放てば手にみてり

原文

放てば手にみてり

意訳

手放してこそ気づくことができる

妙機禅師

ある時、若者が高僧を訪ねました。彼は心に悩みを抱えており、その解決を求めていました。高僧は若者に問いかけます。「お前の手には何を握っているのか?」若者は自分の手を見つめ、答えます。「何も持っていません。ただ、この空虚な感覚が胸を締め付けているのです。」

高僧は微笑み、次のように諭しました。「もしも、お前が強く手を握り締め、その手の中には何もなくとも、手は痛みを感じ始める。だが、手を開けば、掌に空気が触れ、風が通り抜け、そして自由が訪れる。それと同じように、お前の心も、何もないものを掴むことに躍起になっている。それを手放して初めて、真実の自由と安らぎが訪れるというものだ。」

若者はその言葉を聞きながら、一瞬考え込みました。その後、目を閉じて深く息をつき、手をそっと開きました。すると、心の奥深くに、長い間忘れていた静けさが広がり始めました。その静けさは、まるで風が大地を包み込むように、彼の心全体を優しく癒やしました。

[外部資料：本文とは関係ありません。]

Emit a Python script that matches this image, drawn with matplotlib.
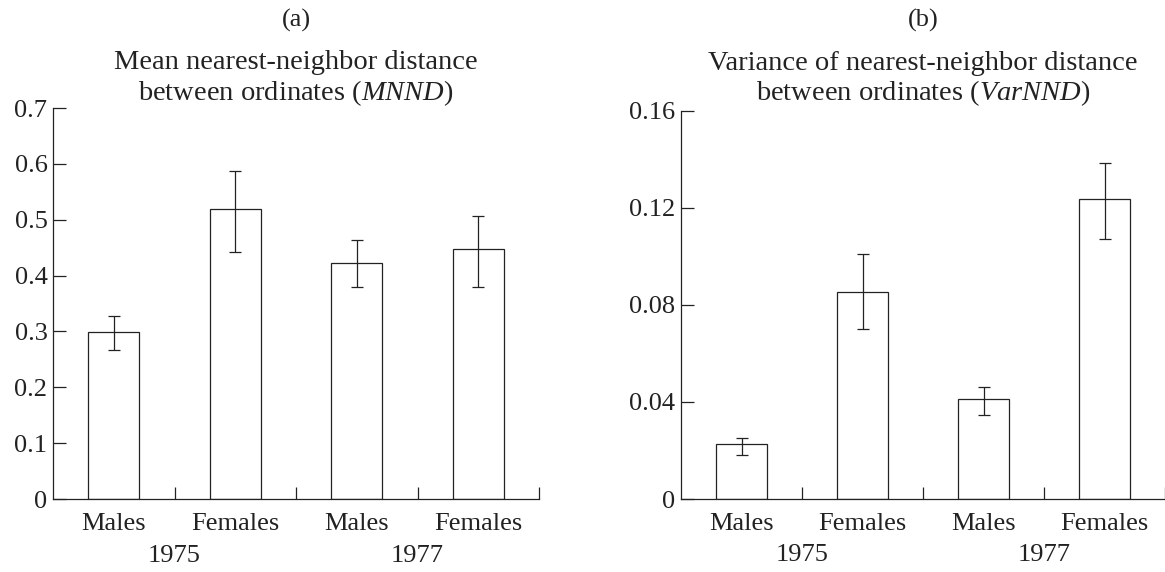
import matplotlib
matplotlib.use("Agg")
import matplotlib.pyplot as plt
import numpy as np

plt.rcParams['font.family'] = ['Liberation Serif', 'DejaVu Serif']
plt.rcParams['mathtext.fontset'] = 'custom'
plt.rcParams['mathtext.it'] = 'Liberation Serif:italic'
plt.rcParams['mathtext.rm'] = 'Liberation Serif'

groups = ["Males", "Females", "Males", "Females"]
years = ["1975", "1977"]

# (a) MNND
mnnd = [0.299, 0.519, 0.423, 0.447]
mnnd_lo = [0.266, 0.442, 0.380, 0.380]
mnnd_hi = [0.328, 0.587, 0.463, 0.506]
# (b) VarNND
varnnd = [0.0227, 0.0853, 0.0413, 0.1237]
varnnd_lo = [0.0183, 0.0700, 0.0347, 0.1073]
varnnd_hi = [0.0251, 0.1008, 0.0460, 0.1383]

ink = "#222222"
fs = 19

fig = plt.figure(figsize=(11.65, 5.72), dpi=100)
ax1 = fig.add_axes([53/1165, 1-499/572, 486/1165, 391/572])
ax2 = fig.add_axes([681/1165, 1-499/572, 484/1165, 388.3/572])

panels = [
    (ax1, mnnd, mnnd_lo, mnnd_hi, 0.7, np.arange(0, 0.71, 0.1), "(a)", 5.8,
     "Mean nearest-neighbor distance\nbetween ordinates ($MNND$)"),
    (ax2, varnnd, varnnd_lo, varnnd_hi, 0.16, np.arange(0, 0.161, 0.04), "(b)", 7.7,
     "Variance of nearest-neighbor distance\nbetween ordinates ($VarNND$)"),
]

x = np.arange(1, 5)
for ax, v, lo, hi, top, yt, tag, tpad, title in panels:
    v = np.array(v)
    err = [v - np.array(lo), np.array(hi) - v]
    ax.bar(x, v, width=0.42, color="white", edgecolor=ink, linewidth=0.9)
    ax.errorbar(x, v, yerr=err, fmt="none", ecolor=ink, elinewidth=0.9,
                capsize=4, capthick=0.9)
    ax.set_xlim(0.5, 4.5)
    ax.set_ylim(0, top)
    ax.set_yticks(yt)
    ax.set_yticklabels(["0"] + ["%g" % t for t in yt[1:]])
    ax.set_xticks([1.5, 2.5, 3.5, 4.5])
    ax.set_xticklabels([])
    ax.set_xticks(x, minor=True)
    ax.set_xticklabels(groups, minor=True)
    ax.tick_params(axis="x", which="minor", length=0, pad=10, labelsize=fs,
                   colors=ink)
    ax.tick_params(axis="both", which="major", direction="in", length=9,
                   width=0.9, colors=ink, labelsize=fs)
    ax.tick_params(axis="y", pad=4)
    for s in ["top", "right"]:
        ax.spines[s].set_visible(False)
    for s in ["left", "bottom"]:
        ax.spines[s].set_color(ink)
        ax.spines[s].set_linewidth(0.9)
    for xi, yr in zip([1.5, 3.5], years):
        ax.text(xi, -0.145, yr, transform=ax.get_xaxis_transform(),
                ha="center", va="center", fontsize=fs, color=ink)
    ax.set_title(title, fontsize=20.5, color=ink, linespacing=1.12, pad=tpad)
    bb = ax.get_position()
    fig.text((bb.x0 + bb.x1) / 2, 1 - 20/572, tag, ha="center", va="center",
             fontsize=fs, color=ink)

fig.savefig("out.png", dpi=100)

高僧は続けます。「心の中の執着や恐れ、欲望を手放すことこそが、本当の解放への道なのだ。物事にしがみつくことで、その実体を見失い、迷いの中にいる。手を開き、執着を解けば、全ては自然に流れ、心の安泰に辿り着くのだ。」

若者は深く頭を下げ、高僧の言葉の真意に触れ、自らの心を解放する道を歩み始めました。やがて、彼は自分の中にある執着を徐々に手放し、真の安らぎと悟りを得ることができました。

この教えは、私たちの日常の中に潜む些細な執着や恐れにも適用できます。手を開き、心の中の重荷を手放すことが、真実の平穏と心の豊かさをもたらす道であると、高僧の教えは語りかけているのです。